The study of multiwavelength total flux-density variability offers an important diagnostic in testing models for the "inner jet" in blazars, and it is complementary to direct observation of structural variability (see Marscher & Bloom 1994, Marscher 1995, Marscher 1996). In particular, nonthermal flaring activity from radio to gamma-ray frequencies is expected to show frequency-dependent time delays that are model specific. The gamma-ray emission detected in a large number of blazars (Von Montigny et al 1995) is most likely to be produced from inverse-Compton scattering from relativistic jet electrons, although the details of this process are not yet clear. Several such blazars are therefore being subjected to multiwavelength monitoring campaigns that are beginning to show model-discriminating results (see Marscher 1996). The superluminal quasar 3C 279 (e.g. Carrara et al 1993) has been intensively monitored over a large spectral range (Maraschi et al 1994, Grandi et al 1996), and there is VLBI component activity near coincident with gamma-ray flaring (Wehrle et al 1994a, b). For the blazar PKS 0420-014, helical structure and new component ejection were predicted from simultaneous optical and gamma-ray flaring (Wagner et al 1995), and so far VLBI imaging has confirmed curvature in the structure of this source. Several other gamma-ray active blazars, including 0528+134, 3C 273, and 0836+710, are also being investigated with VLBI at millimeter wavelengths, and here new features have been observed near gamma-ray flares and at the onset of millimeter-flux density activity, which perhaps suggests a causal connection (Krichbaum et al 1995, Britzen et al 1997). A correlation between gamma-ray outbursts and superluminal motion might suggest the existence of relativistic gamma-ray jets, i.e. within as close as a few light-days to the central engine in such objects. One of several alternative explanations is that the gamma-ray bursts might be related to precessing relativistic e± beams (Roland et al 1994).

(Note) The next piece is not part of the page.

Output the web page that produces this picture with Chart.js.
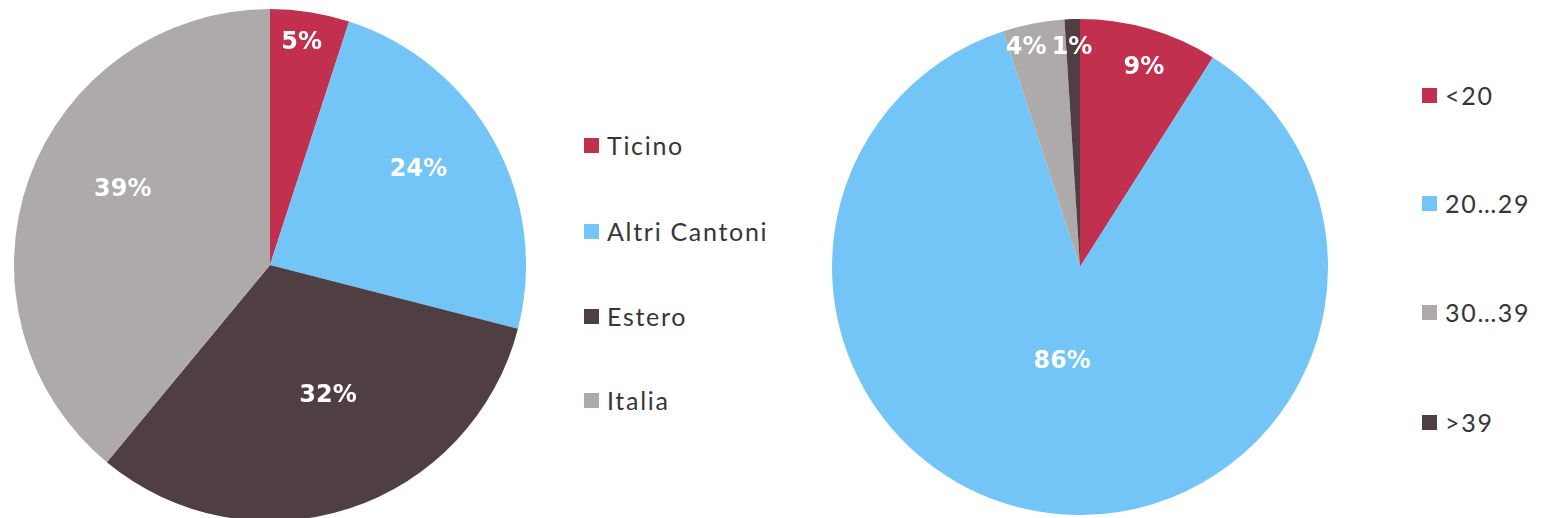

BL Lac is perhaps the best example for a correlation between variability in the centimeter regime and the appearance of superluminal features that can be modeled with shocks (Mutel et al 1990, Mutel et al 1994, Denn & Mutel 1996). In this source, the position angles of the axes of the curved trajectories of subsequent components shift, suggesting evidence for precession caused by a binary black hole system (Mutel et al 1994). Note that such a scenario was also proposed for the superluminal quasar 1928+738 (Hummel et al 1992b, Roos et al 1993).

In 3C 345, several components first appeared following a major flux density increase at centimeter wavelengths, but not all components in this source have been related to such pronounced flux density changes; for example, the recent feature C7 was first seen during a deep minimum in the total flux density. In this source X-ray variability is correlated to the radio variations supporting the synchrotron self-Compton model for this source (Unwin et al 1997). In 3C 273, a correlation appears to exist between the ejection of superluminal features with flares in the radio and infrared/optical regimes (Krichbaum et al 1990a, Abraham et al 1996). A possible correlation of the speed of a component in this source with the amplitude of a perhaps related optical outburst has been speculated to exist (Bhabadzhanyants & Belokon 1992). In 3C 454.3, a new component appeared around 1983, with an apparent mean motion of 0.81 ± 0.04 mas yr-1 (v / c = 20.4 h-1 ± 1.0). Extrapolation gives a time of zero separation of 1982 ± 3, i.e. close to the time of a radio outburst (Pauliny-Toth et al, in preparation).